Official dataset and benchmark for the paper:
Multi-agent systems (MAS) powered by large language models (LLMs) are increasingly used to solve complex tasks through collaboration. However, these systems frequently fail due to complex inter-agent dependencies and multi-step reasoning processes.
Understanding where and why failures occur is critical for improving reliability.
❗ Key insight: Failure attribution in MAS is inherently non-deterministic — multiple valid explanations for a failure can coexist.
To address this, we introduce:
- MP-Bench: The first benchmark for multi-perspective failure attribution
- A new evaluation paradigm that moves beyond single “ground-truth” failure labels
Existing benchmarks assume:
- A single deterministic failure step
- A unique correct answer
However, in real-world MAS:
- Multiple reasoning paths may be valid
- Different analysts may attribute failure to different steps
We argue that:
Failure attribution should be modeled as a set of plausible explanations, not a single label.
- (a) Execution trace of a MAS
- (b) Deterministic attribution (existing assumption)
- (c) Multi-perspective attribution (our formulation)
Different experts may:
- Blame different steps
- Provide different reasoning
- Still be equally valid
- 289 execution logs (Collected from existing benchmarks, MAST and Who&When)
- 121 diverse MAS configurations (including Hand-Crafted and Automated MAS configurations)
- 3 expert annotators per instance(experts hired by rigorous interview process)
- Step-level annotations + reasoning
All released JSON instances live under MP-Bench/. The directory mirrors which of the three expert annotators produced the labels, and how the underlying MAS was configured:
| Path | Meaning |
|---|---|
MP-Bench/1/, 2/, 3/ |
Annotations from expert 1, 2, and 3 (three independent perspectives per the benchmark design). |
…/automatic/ |
Traces from automated / algorithm-generated MAS setups (e.g., configurations aligned with algorithmically generated pipelines). |
…/manual/ |
Traces from hand-crafted MAS setups (e.g., expert-designed agent workflows). |
Each *.json file is one execution log instance; the numeric filename is an instance identifier within that split.
MP-Bench/
├── 1/
│ ├── automatic/ # Expert 1 · automated MAS configurations
│ └── manual/ # Expert 1 · hand-crafted MAS configurations
├── 2/
│ ├── automatic/
│ └── manual/
└── 3/
├── automatic/
└── manual/
Each JSON instance includes:
{
"log_source": "source link",
"annotation": [
{
"step": "5",
"fail_annotation": "1",
"fail_category": "Resource Access Error",
"fail_reason": "Direct access to ScienceDirect was blocked with error message 'There was a problem providing the content you requested' and reference number, indicating institutional access restrictions",
"ideal_action": "The WebSurfer agent should have immediately recognized the access restriction and pivoted to alternative approaches like searching for published research that might contain this statistical data instead of continuing attempts to access restricted content"
},
{
"step": "16",
"fail_annotation": "1",
"fail_category": "System Error",
"fail_reason": "The WebSurfer agent innvocation have raised an error",
"ideal_action": "The WebSurfer agent could have had better exception handling."
}
]
}@article{in2026rethinking,
title={Rethinking Failure Attribution in Multi-Agent Systems: A Multi-Perspective Benchmark and Evaluation},
author={In, Yeonjun and Tanjim, Mehrab and Subramanian, Jayakumar and Kim, Sungchul and Bhattacharya, Uttaran and Kim, Wonjoong and Park, Sangwu and Sarkhel, Somdeb and Park, Chanyoung},
journal={arXiv preprint arXiv:2603.25001},
year={2026}
}This dataset is released under the Adobe Research License.

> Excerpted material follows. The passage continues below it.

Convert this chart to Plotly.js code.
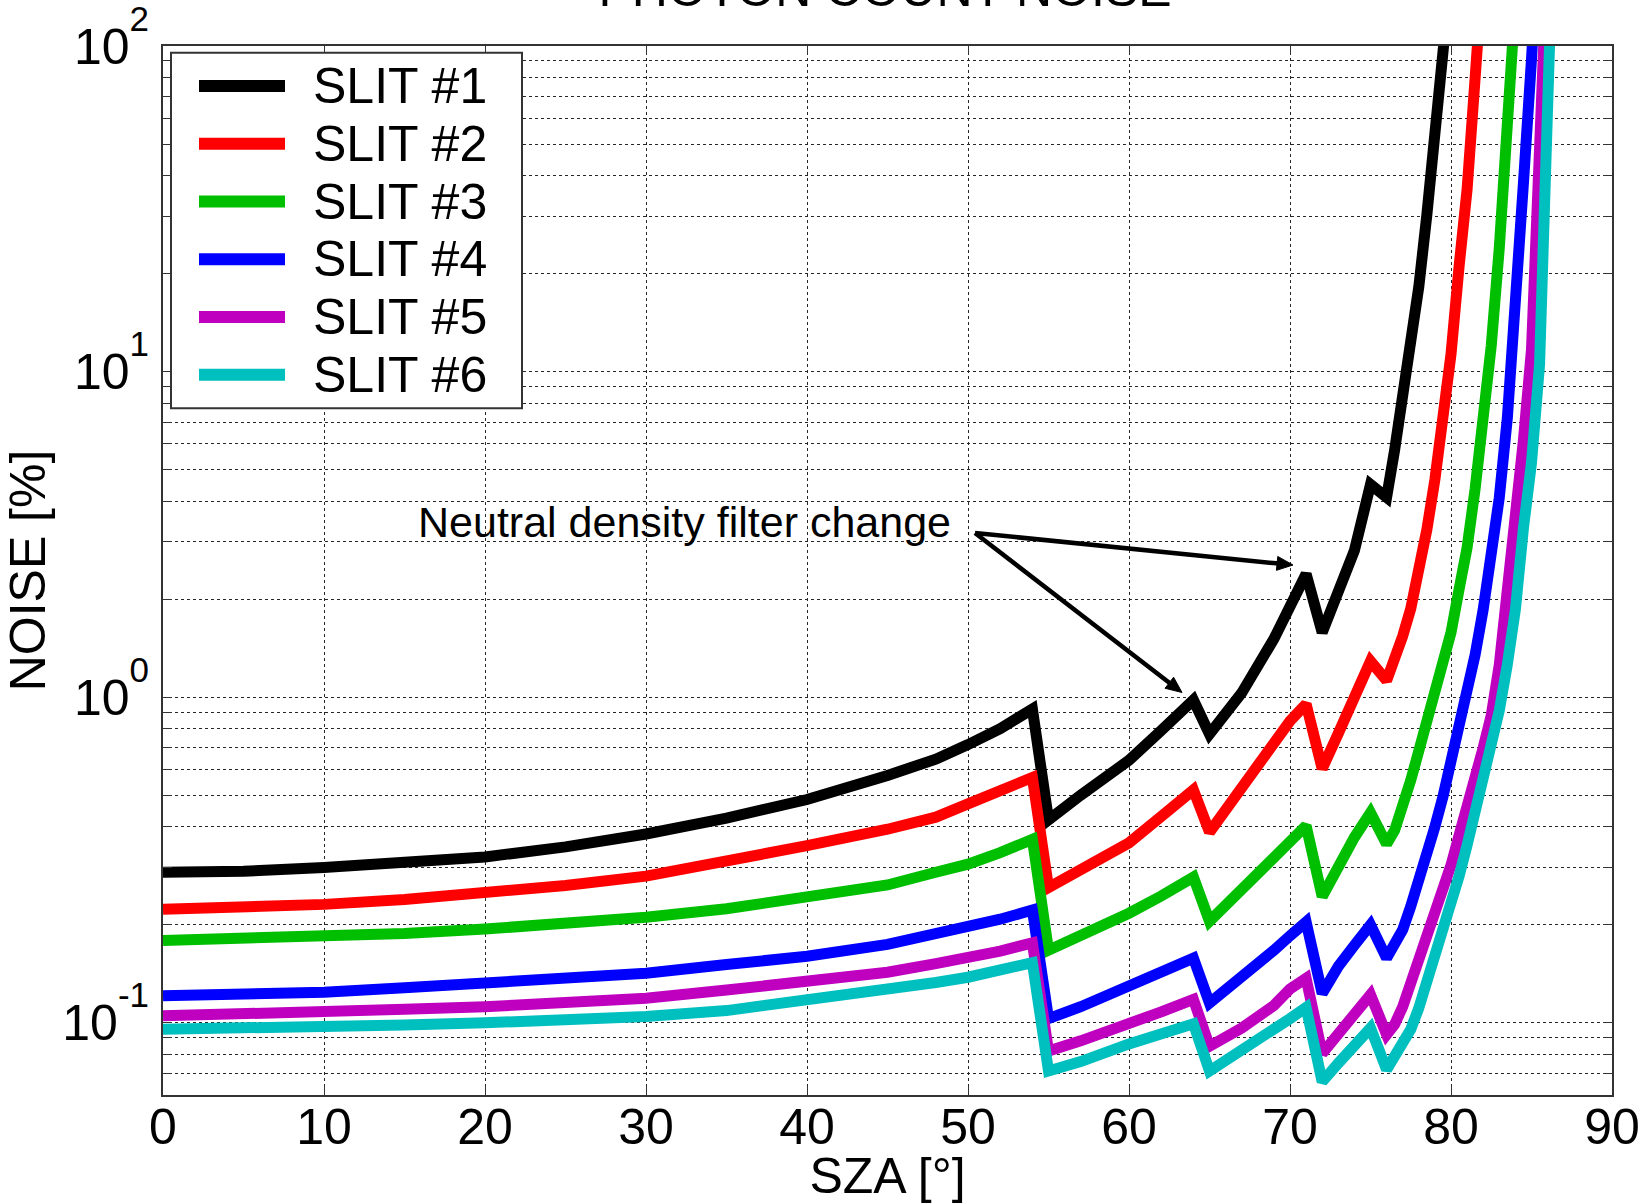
<!DOCTYPE html>
<html>
<head>
<meta charset="utf-8">
<script src="https://cdn.plot.ly/plotly-3.0.1.min.js"></script>
<style>
html,body{margin:0;padding:0;background:#ffffff;}
#chart{width:1647px;height:1204px;}
</style>
</head>
<body>
<div id="chart"></div>
<script>
// ---------------- DATA ----------------
const sza = [0,5,10,15,20,25,30,35,40,45,48,50,52,54,
             55,57,60,62,64,
             65,67,69,70,71,
             72,73,74,75,
             76,76.5,77,77.5,78,78.5,79,79.5,80,80.5,81,81.5,82,82.5,83,83.5,84,84.5,85,85.5,86,86.5,87];

const slit1 = [0.29,0.292,0.30,0.31,0.323,0.347,0.38,0.425,0.485,0.575,0.645,0.715,0.80,0.92,
               0.42,0.50,0.64,0.79,0.98,
               0.77,1.03,1.51,1.92,2.39,
               1.58,2.08,2.82,4.5,
               4.11,5.75,8.3,12.2,18.2,30.3,55.8,97.7,170,null,null,null,null,null,null,null,null,null,null,null,null,null,null];

const slit2 = [0.223,0.225,0.231,0.239,0.249,0.264,0.282,0.312,0.35,0.393,0.428,0.47,0.515,0.567,
               0.26,0.295,0.357,0.43,0.519,
               0.385,0.53,0.736,0.845,0.953,
               0.603,0.774,1.006,1.29,
               1.125,1.29,1.54,1.87,2.41,3.27,4.66,6.8,11.3,21,36.3,80,180,null,null,null,null,null,null,null,null,null,null];

const slit3 = [0.179,0.181,0.184,0.188,0.194,0.202,0.211,0.224,0.242,0.265,0.29,0.307,0.333,0.366,
               0.167,0.185,0.217,0.245,0.28,
               0.205,0.255,0.319,0.357,0.403,
               0.244,0.304,0.371,0.442,
               0.354,0.39,0.457,0.556,0.684,0.84,1.02,1.26,1.58,2.14,2.88,4.37,6.9,12,24,53.7,138,null,null,null,null,null,null];

const slit4 = [0.121,0.122,0.124,0.128,0.132,0.137,0.142,0.151,0.16,0.174,0.187,0.197,0.208,0.222,
               0.103,0.112,0.13,0.143,0.158,
               0.115,0.137,0.167,0.185,0.204,
               0.123,0.149,0.173,0.2,
               0.158,0.174,0.193,0.228,0.272,0.327,0.4,0.495,0.63,0.794,1.035,1.35,1.86,2.75,4.1,7.2,15.1,38,91,250,null,null,null];

const slit5 = [0.105,0.106,0.108,0.11,0.112,0.115,0.119,0.126,0.133,0.143,0.152,0.158,0.166,0.176,
               0.0819,0.088,0.0988,0.108,0.118,
               0.0847,0.0963,0.113,0.127,0.137,
               0.0805,0.0917,0.105,0.122,
               0.092,0.0989,0.112,0.132,0.158,0.188,0.221,0.26,0.305,0.376,0.452,0.569,0.70,0.88,1.26,2.04,3.39,6.17,11.7,47.9,200,null,null];

const slit6 = [0.0955,0.096,0.0968,0.0985,0.1,0.1015,0.1045,0.109,0.117,0.126,0.133,0.138,0.145,0.153,
               0.0711,0.076,0.0861,0.092,0.0993,
               0.0711,0.0819,0.095,0.103,0.1114,
               0.0659,0.0751,0.0851,0.0963,
               0.0718,0.0785,0.0861,0.0955,0.111,0.133,0.158,0.19,0.231,0.282,0.351,0.437,0.55,0.71,0.91,1.26,1.86,3.31,5.25,10.5,52,400,null];

const seriesNames  = ['SLIT #1','SLIT #2','SLIT #3','SLIT #4','SLIT #5','SLIT #6'];
const seriesValues = [slit1, slit2, slit3, slit4, slit5, slit6];
const seriesColors = ['#000000','#ff0000','#00bf00','#0000ff','#bf00bf','#00bfbf'];

const xTickVals = [0,10,20,30,40,50,60,70,80,90];
const yDecadeVals   = [0.1, 1, 10, 100];
const yDecadeExps   = ['-1','0','1','2'];
const yMinorVals = [0.06,0.07,0.08,0.09,
                    0.2,0.3,0.4,0.5,0.6,0.7,0.8,0.9,
                    2,3,4,5,6,7,8,9,
                    20,30,40,50,60,70,80,90];

const titleText  = 'PHOTON COUNT NOISE';
const xTitleText = 'SZA [°]';
const yTitleText = 'NOISE [%]';
const noteText   = 'Neutral density filter change';

// ---------------- LAYOUT ----------------
const W = 1647, H = 1204;
const M = {l:163, r:35, t:46, b:109};
const PW = W - M.l - M.r, PH = H - M.t - M.b;
const px2x = px => (px - M.l) / PW;
const py2y = py => (H - M.b - py) / PH;
const FONT = 'Liberation Sans, Arial, Helvetica, sans-serif';

const yTickText = yDecadeExps.map(e =>
  '10<sup style="font-size:31px;baseline-shift:12px">' + e + '</sup>');

const traces = seriesValues.map((vals, i) => ({
  type: 'scatter',
  mode: 'lines',
  name: seriesNames[i],
  x: sza,
  y: vals,
  connectgaps: false,
  line: {color: seriesColors[i], width: 11},
  hoverinfo: 'skip',
  showlegend: false
}));

// custom legend (box, sample lines, labels)
const legBox = {x0:171, x1:522, y0:52.7, y1:408.3};
const legRow0 = 86, legStep = 57.75;
const shapes = [{
  type:'rect', xref:'paper', yref:'paper', layer:'above',
  x0:px2x(legBox.x0), x1:px2x(legBox.x1), y0:py2y(legBox.y1), y1:py2y(legBox.y0),
  line:{color:'#333333', width:2}, fillcolor:'#ffffff'
}];
const annotations = [];
seriesNames.forEach((n, i) => {
  const yy = legRow0 + i * legStep;
  shapes.push({
    type:'line', xref:'paper', yref:'paper', layer:'above',
    x0:px2x(199), x1:px2x(285), y0:py2y(yy), y1:py2y(yy),
    line:{color:seriesColors[i], width:12}
  });
  annotations.push({
    xref:'paper', yref:'paper', x:px2x(311), y:py2y(yy),
    xanchor:'left', yanchor:'middle', showarrow:false,
    text:n, font:{family:FONT, size:50, color:'#000'}
  });
});

// note text
annotations.push({
  xref:'paper', yref:'paper', x:px2x(416), y:py2y(521.5),
  xanchor:'left', yanchor:'middle', showarrow:false,
  text:noteText, font:{family:FONT, size:43, color:'#000'}
});

// arrows drawn as shapes (shaft + filled head), pixel geometry -> paper
const tail = [975, 533];
const heads = [[1293, 565], [1182, 692.5]];
const headLen = 16, headHalf = 7;
heads.forEach(h => {
  const dx = h[0] - tail[0], dy = h[1] - tail[1];
  const L = Math.hypot(dx, dy), ux = dx / L, uy = dy / L;
  const bx = h[0] - ux * headLen, by = h[1] - uy * headLen;
  const nx = -uy, ny = ux;
  shapes.push({
    type:'line', xref:'paper', yref:'paper', layer:'above',
    x0:px2x(tail[0]), y0:py2y(tail[1]), x1:px2x(bx + ux*2), y1:py2y(by + uy*2),
    line:{color:'#000', width:4.5}
  });
  const p = (x, y) => px2x(x).toFixed(6) + ',' + py2y(y).toFixed(6);
  shapes.push({
    type:'path', xref:'paper', yref:'paper', layer:'above',
    path:'M' + p(h[0], h[1]) + ' L' + p(bx + nx*headHalf, by + ny*headHalf) +
         ' L' + p(bx - nx*headHalf, by - ny*headHalf) + ' Z',
    fillcolor:'#000', line:{color:'#000', width:1}
  });
});

const gridStyle = {gridcolor:'#262626', gridwidth:1, griddash:'3px,3px'};
const axisCommon = Object.assign({
  showline:true, linecolor:'#333333', linewidth:2, mirror:'ticks',
  ticks:'inside', ticklen:9, tickwidth:1, tickcolor:'#333333',
  showgrid:true, zeroline:false, automargin:false,
  ticklabeloverflow:'allow',
  tickfont:{family:FONT, size:50, color:'#000'}
}, gridStyle);

const layout = {
  width:W, height:H,
  margin:M,
  paper_bgcolor:'#ffffff', plot_bgcolor:'#ffffff',
  font:{family:FONT, color:'#000'},
  showlegend:false,
  title:{text:titleText, font:{family:FONT, size:50, color:'#000'},
         xref:'container', x:885/W, xanchor:'center',
         yref:'container', y:1 - 6/H, yanchor:'bottom'},
  xaxis:Object.assign({}, axisCommon, {
    type:'linear', range:[0, 90], tickmode:'array', tickvals:xTickVals,
    ticklabelstandoff:-13,
    title:{text:xTitleText, font:{family:FONT, size:50, color:'#000'}, standoff:27}
  }),
  yaxis:Object.assign({}, axisCommon, {
    type:'log', range:[Math.log10(0.06), 2.0000001], tickmode:'array',
    tickvals:yDecadeVals, ticktext:yTickText,
    ticklabelstandoff:2,
    minor:Object.assign({tickmode:'array', tickvals:yMinorVals, ticks:'inside',
                         ticklen:9, tickwidth:1, tickcolor:'#333333', showgrid:true}, gridStyle),
    title:{text:yTitleText, font:{family:FONT, size:50, color:'#000'}, standoff:12}
  }),
  shapes:shapes,
  annotations:annotations
};

Plotly.newPlot('chart', traces, layout, {displayModeBar:false, staticPlot:true});
</script>
</body>
</html>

- The dataset is strictly limited to non-commercial research purposes only
- Allowed uses include:
- Academic research
- Teaching
- Commercial use is strictly prohibited, including:
- Product development
- Commercial distribution
- Any activity leading to financial gain
If you redistribute this dataset (or modified versions):
- You must include a copy of the original Adobe Research License
- Any derivative work must also be restricted to non-commercial research use
- You must retain all original copyright notices and disclaimers
The dataset is provided "as is" without warranty of any kind.
Adobe is not liable for any damages resulting from its use.
For full details, please refer to Adobe Research License v1.2.txt.